Exploring homeopathy

A couple of years into Chris’s crisis, that is to say about nine years ago,  I consulted a homeopath, not really knowing anything at all about what homeopaths do, but desperately wanting an alternative to the prescription drug regime that we were told was absolutely necessary to manage Chris’s ‘illness.” Unfortunately, it was too soon in my learning process to introduce an approach that was radically outside the medical understanding of psychosis. I opted for a different energy medicine approach as an add-on to a conventional medical approach.

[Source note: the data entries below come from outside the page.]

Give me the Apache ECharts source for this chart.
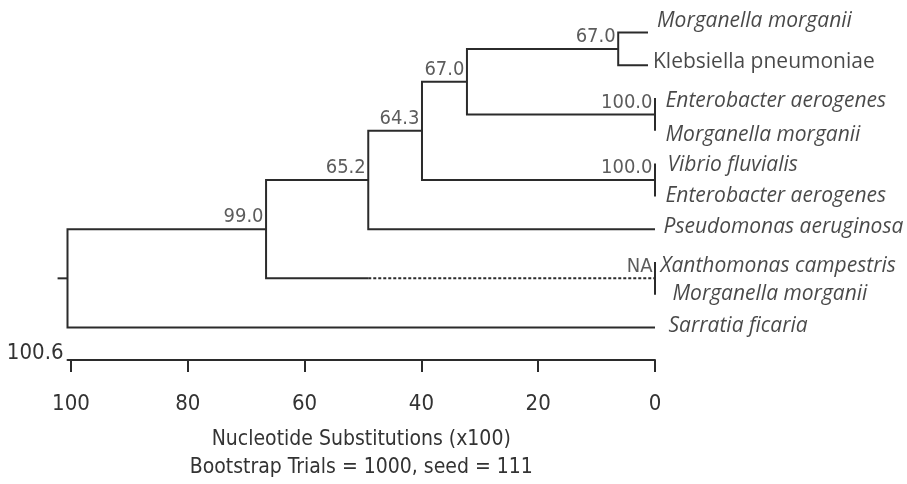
<!DOCTYPE html>
<html><head><meta charset="utf-8">
<script src="https://cdn.jsdelivr.net/npm/echarts@6/dist/echarts.min.js"></script>
<style>html,body{margin:0;padding:0;background:#fff}#c{width:907px;height:484px}</style>
</head><body><div id="c"></div>
<script>
// ---- data ----
const leafNames = ['Morganella morganii','Klebsiella pneumoniae','Enterobacter aerogenes','Morganella morganii','Vibrio fluvialis','Enterobacter aerogenes','Pseudomonas aeruginosa','Xanthomonas campestris','Morganella morganii','Sarratia ficaria'];
const leafHeights = [1.2,1.2,0,0,0,0,0,0,0,0];
const nodeHeights = [6.3,0,32.2,0,39.9,49.1,0,66.6,100.6];
const nodeSupport = ['67.0','100.0','67.0','100.0','64.3','65.2','NA','99.0',''];
const nodeChildren = [['L0','L1'],['L2','L3'],['N0','N1'],['L4','L5'],['N2','N3'],['N4','L6'],['L7','L8'],['N5','N6'],['N7','L9']];
const dashedBranchFrom = {N6: 49.1};
const rootEdge = 1.7;
const rootHeight = 100.6;
const tickValues = [0,20,40,60,80,100];
const axisTitle = ['Nucleotide Substitutions (x100)','Bootstrap Trials = 1000, seed = 111'];

// ---- style ----
const italicLeaf = [true,false,true,true,true,true,true,true,true,true];
const leafLabelNudge = [[9,-11.5],[5,-3],[10.5,3],[10.5,4],[12.5,1],[10.5,0],[8.5,-2],[5.5,4],[17.5,-1],[13.5,-1]];
const NARROW = "'Liberation Sans Narrow','Arial Narrow','DejaVu Sans Condensed',sans-serif";
const LINE = '#2b2b2b';

// ---- build tree geometry ----
const pos = {};
leafNames.forEach((n,i)=>{ pos['L'+i] = {h: leafHeights[i], y: i}; });
nodeHeights.forEach((h,i)=>{
  const [a,b] = nodeChildren[i];
  pos['N'+i] = {h, y: (pos[a].y + pos[b].y)/2};
});
const paths = [];
nodeChildren.forEach(([a,b],i)=>{
  const n = pos['N'+i], ca = pos[a], cb = pos[b];
  const pts = [[ca.h, ca.y],[n.h, ca.y],[n.h, cb.y]];
  if (dashedBranchFrom[b] !== undefined) {
    pts.push([dashedBranchFrom[b], cb.y]);
    paths.push({pts, dashed:false});
    paths.push({pts:[[dashedBranchFrom[b], cb.y],[cb.h, cb.y]], dashed:true});
  } else {
    pts.push([cb.h, cb.y]);
    paths.push({pts, dashed:false});
  }
});
const root = pos['N'+(nodeHeights.length-1)];
paths.push({pts:[[rootHeight+rootEdge, root.y],[rootHeight, root.y]], dashed:false});

const supportData = nodeSupport.map((s,i)=>({name:s, value:[pos['N'+i].h, pos['N'+i].y]})).filter(d=>d.name!=='');
const leafData = leafNames.map((n,i)=>({
  name:n, value:[leafHeights[i], i],
  label:{position: leafLabelNudge[i], fontStyle: italicLeaf[i] ? 'italic':'normal'}
}));

const chart = echarts.init(document.getElementById('c'), null, {renderer:'canvas'});
chart.setOption({
  backgroundColor:'#fff',
  animation:false,
  grid:{left:67.5, right:252, top:32.5, bottom:156.5, containLabel:false, outerBoundsMode:'none'},
  xAxis:{
    type:'value', position:'bottom', inverse:true, min:0, max:rootHeight, offset:32.5,
    axisLine:{onZero:false, lineStyle:{color:LINE, width:2}},
    axisTick:{length:12, lineStyle:{color:LINE, width:2}, customValues: tickValues},
    axisLabel:{customValues: tickValues, margin:33, fontSize:22, fontFamily:NARROW, color:'#333'},
    splitLine:{show:false},
    name: axisTitle.join('\n'), nameLocation:'middle', nameGap:66,
    nameTextStyle:{fontSize:21, lineHeight:28, fontFamily:NARROW, color:'#333'}
  },
  yAxis:{type:'value', inverse:true, min:0, max:leafNames.length-1, show:false},
  series:[
    {
      type:'custom', clip:false, silent:true,
      data: paths.map((p,i)=>[i,0]),
      renderItem:(params, api)=>{
        const p = paths[params.dataIndex];
        return {type:'polyline', shape:{points:p.pts.map(pt=>api.coord(pt))},
          style:{stroke:LINE, lineWidth:2, fill:null, lineDash: p.dashed?[3,2]:null, lineJoin:'miter', lineCap:'butt'}};
      }
    },
    {
      type:'scatter', symbolSize:0, clip:false, silent:true,
      data: supportData,
      label:{show:true, formatter:'{b}', position:[-2.5,-12], align:'right', verticalAlign:'middle',
        fontSize:20, fontFamily:NARROW, color:'#333'}
    },
    {
      type:'scatter', symbolSize:0, clip:false, silent:true,
      data: leafData,
      label:{show:true, formatter:'{b}', align:'left', verticalAlign:'middle',
        fontSize:21, fontFamily:"'Open Sans',sans-serif", color:'#1a1a1a'}
    }
  ]
});
const rx = chart.convertToPixel({xAxisIndex:0}, rootHeight);
const ry = chart.getHeight() - 156.5 + 32.5;
chart.setOption({graphic:[{type:'text', x: rx-4, y: ry+4, style:{text:String(rootHeight), fontSize:22, fontFamily:NARROW, fill:'#333', textAlign:'right', textVerticalAlign:'bottom'}}]});
</script></body></html>
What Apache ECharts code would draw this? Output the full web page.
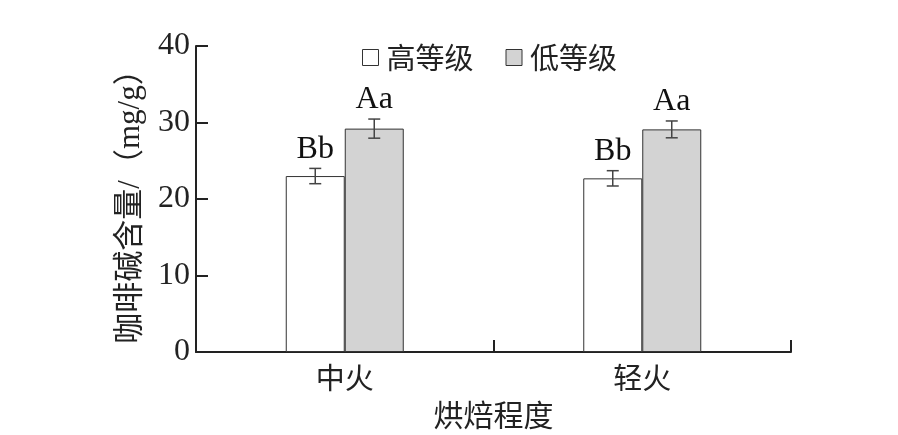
<!DOCTYPE html>
<html>
<head>
<meta charset="utf-8">
<script src="https://cdn.jsdelivr.net/npm/echarts@6/dist/echarts.min.js"></script>
<style>html,body{margin:0;padding:0;background:#fff;}#c{width:898px;height:435px;}</style>
</head>
<body>
<div id="c"></div>
<script>
var categories = ['中火', '轻火'];
var seriesNames = ['高等级', '低等级'];
var highValues = [23.0, 22.7];
var lowValues = [29.2, 29.1];
var highErrors = [1.0, 1.0];
var lowErrors = [1.25, 1.1];
var highLabels = ['Bb', 'Bb'];
var lowLabels = ['Aa', 'Aa'];
var yTicks = [0, 10, 20, 30, 40];

var FONT = '"Liberation Serif", "Noto Sans CJK SC", serif';
var CJK = '"Noto Sans CJK SC", "Liberation Serif", sans-serif';
var chart = echarts.init(document.getElementById('c'));

function errSeries(values, errors, labels, offsetSign) {
  var data = values.map(function (v, i) { return [i, v, errors[i]]; });
  return {
    type: 'custom',
    z: 10,
    data: data,
    encode: { x: 0, y: [1] },
    renderItem: function (params, api) {
      var xi = api.value(0), v = api.value(1), e = api.value(2);
      var barW = 59;
      var c = api.coord([xi, v]);
      var x = c[0] + offsetSign * barW / 2;
      var top = api.coord([xi, v + e])[1];
      var bot = api.coord([xi, v - e])[1];
      var cap = 6;
      var st = { stroke: '#444', lineWidth: 1.5 };
      return {
        type: 'group',
        children: [
          { type: 'line', shape: { x1: x, y1: top, x2: x, y2: bot }, style: st },
          { type: 'line', shape: { x1: x - cap, y1: top, x2: x + cap, y2: top }, style: st },
          { type: 'line', shape: { x1: x - cap, y1: bot, x2: x + cap, y2: bot }, style: st },
          { type: 'text', style: { text: labels[params.dataIndex], x: x, y: top - 3, textAlign: 'center', textVerticalAlign: 'bottom', fontFamily: FONT, fontSize: 32, fill: '#111' } }
        ]
      };
    },
    tooltip: { show: false }
  };
}

chart.setOption({
  animation: false,
  grid: { left: 196, right: 107, top: 46, bottom: 80 },
  legend: {
    data: [
      { name: seriesNames[0], itemStyle: { color: '#fff', borderColor: '#333', borderWidth: 1 } },
      { name: seriesNames[1], itemStyle: { color: '#d3d3d3', borderColor: '#333', borderWidth: 1 } }
    ],
    left: 357, top: 38,
    icon: 'rect', itemWidth: 16, itemHeight: 16, itemGap: 32,
    textStyle: { fontFamily: CJK, fontSize: 29, color: '#222', padding: [0, 0, 0, 3] }
  },
  xAxis: {
    type: 'category',
    data: categories,
    name: '烘焙程度',
    nameLocation: 'middle',
    nameGap: 48,
    nameTextStyle: { fontFamily: CJK, fontSize: 30, color: '#222' },
    axisLine: { lineStyle: { color: '#222', width: 2 } },
    axisTick: { show: true, interval: 0, inside: true, length: 12, lineStyle: { color: '#222', width: 2 } },
    axisLabel: { fontFamily: CJK, fontSize: 29, color: '#222', margin: 11 }
  },
  yAxis: {
    type: 'value',
    min: yTicks[0], max: yTicks[yTicks.length - 1], interval: 10,
    name: '咖啡碱含量/（mg/g）',
    nameLocation: 'middle',
    nameRotate: 90,
    nameGap: 50,
    nameTextStyle: { fontFamily: FONT, fontSize: 31, color: '#222' },
    splitLine: { show: false },
    axisLine: { show: true, lineStyle: { color: '#222', width: 2 } },
    axisTick: { show: true, inside: true, length: 12, lineStyle: { color: '#222', width: 2 } },
    axisLabel: { fontFamily: FONT, fontSize: 32, color: '#222', margin: 6 }
  },
  series: [
    { name: seriesNames[0], type: 'bar', data: highValues, barWidth: 59, barGap: '0%',
      itemStyle: { color: '#fff', borderColor: '#333', borderWidth: 1 } },
    { name: seriesNames[1], type: 'bar', data: lowValues, barWidth: 59, barGap: '0%',
      itemStyle: { color: '#d3d3d3', borderColor: '#333', borderWidth: 1 } },
    errSeries(highValues, highErrors, highLabels, -1),
    errSeries(lowValues, lowErrors, lowLabels, 1)
  ]
});
</script>
</body>
</html>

Recently, I came across Amy Lansky’s book, Impossible Cure: The Promise of Homeopathy, and the light went on in me. Fast forward to October and Chris and I now become clients of a classically trained homeopath. I learned from Impossible Cure the importance of finding a homeopath who would provide remedies in single doses, not blends, hence the need to find a classically trained one. The homeopath treats the person, not the symptom and is therefore part psychiatrist, part shaman, part investigative detective in the quest to know the personality.

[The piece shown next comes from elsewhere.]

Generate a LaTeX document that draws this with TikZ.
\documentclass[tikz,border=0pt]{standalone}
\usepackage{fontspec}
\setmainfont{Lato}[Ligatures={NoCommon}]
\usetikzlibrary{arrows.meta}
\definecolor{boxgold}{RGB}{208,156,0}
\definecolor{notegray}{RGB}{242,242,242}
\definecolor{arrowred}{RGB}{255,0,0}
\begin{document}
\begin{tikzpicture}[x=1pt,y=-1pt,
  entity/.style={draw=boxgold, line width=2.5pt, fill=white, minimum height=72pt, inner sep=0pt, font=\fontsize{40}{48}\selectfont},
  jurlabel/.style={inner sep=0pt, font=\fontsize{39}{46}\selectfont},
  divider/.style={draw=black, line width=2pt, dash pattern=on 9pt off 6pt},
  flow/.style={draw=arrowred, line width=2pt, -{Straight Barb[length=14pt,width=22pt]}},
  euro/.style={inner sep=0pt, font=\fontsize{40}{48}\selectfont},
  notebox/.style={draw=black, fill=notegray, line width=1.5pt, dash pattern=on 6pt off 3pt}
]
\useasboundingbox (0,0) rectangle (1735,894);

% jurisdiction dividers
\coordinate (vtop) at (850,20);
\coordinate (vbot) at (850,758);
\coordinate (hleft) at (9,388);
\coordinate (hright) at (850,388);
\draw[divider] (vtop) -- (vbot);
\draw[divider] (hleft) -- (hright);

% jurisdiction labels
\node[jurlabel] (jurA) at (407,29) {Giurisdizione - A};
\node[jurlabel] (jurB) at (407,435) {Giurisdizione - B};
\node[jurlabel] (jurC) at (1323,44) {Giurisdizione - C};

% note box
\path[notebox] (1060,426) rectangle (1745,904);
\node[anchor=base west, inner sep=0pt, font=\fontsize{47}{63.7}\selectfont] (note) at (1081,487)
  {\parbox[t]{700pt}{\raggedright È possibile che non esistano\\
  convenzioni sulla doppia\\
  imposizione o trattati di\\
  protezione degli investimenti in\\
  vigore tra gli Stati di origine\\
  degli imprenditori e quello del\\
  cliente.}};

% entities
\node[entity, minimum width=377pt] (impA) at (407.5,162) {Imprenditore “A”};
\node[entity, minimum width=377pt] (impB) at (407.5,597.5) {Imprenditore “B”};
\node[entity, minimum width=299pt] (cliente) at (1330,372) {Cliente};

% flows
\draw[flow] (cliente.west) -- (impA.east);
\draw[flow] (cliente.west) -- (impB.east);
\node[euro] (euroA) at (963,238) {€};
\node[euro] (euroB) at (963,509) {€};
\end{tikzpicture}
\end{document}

I was amazed at what the homeopath saw in Chris after his initial one and a half hour appointment. She sent him home with a prescription for ‘phosophorus.’ She gave him phosphorus because he IS phosphorus, and a homeopath treats ‘like’ with ‘like.” I rummaged around the Internet and found an arcane homeopathic reference to ‘the phosphorus personality.’ The phosphorus personality is ethereal, floating, highly sensitive to their environment, hates to be alone, anxious, a pleaser (therefore liked by many people), a conflict avoider and the list continues. Strikingly red lips at birth is another give-away, but how could this small detail about Chris as a newborn coincide with his personality traits, one wonders?

Last Sunday I went to a presentation given by Natalie Tobert, a medical anthropologist and author of the book, Spiritual Psychiatries: Mental Health Practices in India and UK. I learned something quite interesting about Indian psychiatrists, not all of them, mind you. Some of them practice mainly in the Western tradition. The Indian psychiatrists who she interviewed for her book use conventional drug therapy for their patients, but homeopathic treatment is also a mainstay of their practice. These psychiatrists also rely on astrologers, numerologists, and spiritualists.

I discovered from reading this book that the herb rauwolfia serpentina is suggested for the treatment of schizophrenia. According to Wiki, this herb apparently enjoyed a brief period of popularity in the West from 1954 to 1957 for the treatment of schizophrenia, and Mahatma Gandhi supposedly used it as a tranquilizer. Who knew?